According to Bob Fant, 21st Civil Engineer Squadron environmental quality chief, in October 2009, President Barack Obama signed an executive order for all federal agencies to divert at least 50 percent of municipal solid waste from landfills by 2015.

While Peterson AFB is excelling in diversion and reuse of construction and demolition debris, recycling of papers, boxboard (paper cartons), magazines and beverage containers is lagging significantly below what could be diverted. Waste stream audits conducted at Peterson AFB from 2006-2011 revealed that more than 40 percent of what was discarded at surveyed facilities could have been recycled.

Diverting recyclables from a landfill waste stream has significant impacts on costs associated with collection and disposal fees. Average recycling costs are half of municipal solid waste disposal costs. At Peterson, recycling averages $69 per ton versus disposal rates of $171 per ton. The more recycling done, the more money saved and resources conserved.

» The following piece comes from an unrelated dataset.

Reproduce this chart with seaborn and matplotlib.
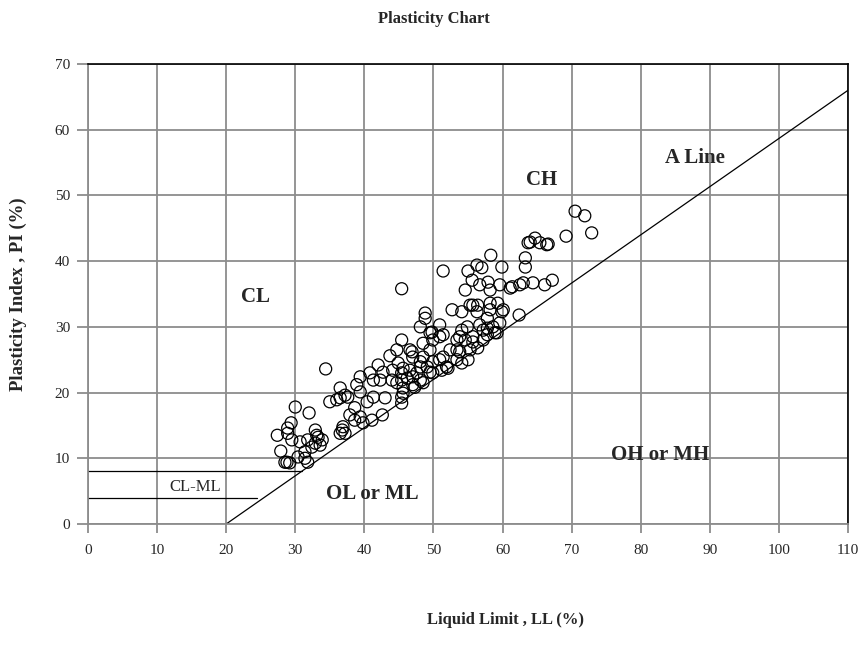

To implement a more effective and efficient recycling program at the installation, a change in how to collect recyclables is on its way. Much like recycling at home or off-base, one container will now be used to collect all eligible recyclables, as opposed to previous methods of sorting specific materials into separate collection containers.

This is called “single stream” recycling. It has proven to be much more convenient to users, and convenience has proven to increase participation.

“Single stream recycling is meant to make recycling incredibly easy. You don’t even really have to think about it anymore,” Fant said.

There are important guidelines to follow to ensure that contaminated recyclables, such as food-soiled materials or liquids left in containers, or materials that cannot currently be accepted in the Colorado Springs recycling stream (Styrofoam, plastic bags/wrappers, frozen food boxes, etc.) do not cause an entire dumpster of recyclables to be sent to the landfill instead.

Posters will be placed at recycling collection points to help remind users of the types of common recyclable materials and what must be sent to a landfill as refuse.

This year’s “Earth Day” is April 22. During the following week, four facilities at Peterson have agreed to take on the challenge to implement single stream recycling at their locations and see if they can reverse their landfilling and recycling rates. Buildings 1, 3, 1324 and 2025 will begin with kickoff events in their lobbies to announce, promote and educate all occupants on the details of this initiative. New collection bins and signage will be in place for them to start the program right away. Three months of monitoring, data collection, and participant feedback will be gathered to further improve future implementation at additional facilities across the installation.

Single stream recycling containers will be added throughout base as the project progresses into 2013, Fant said.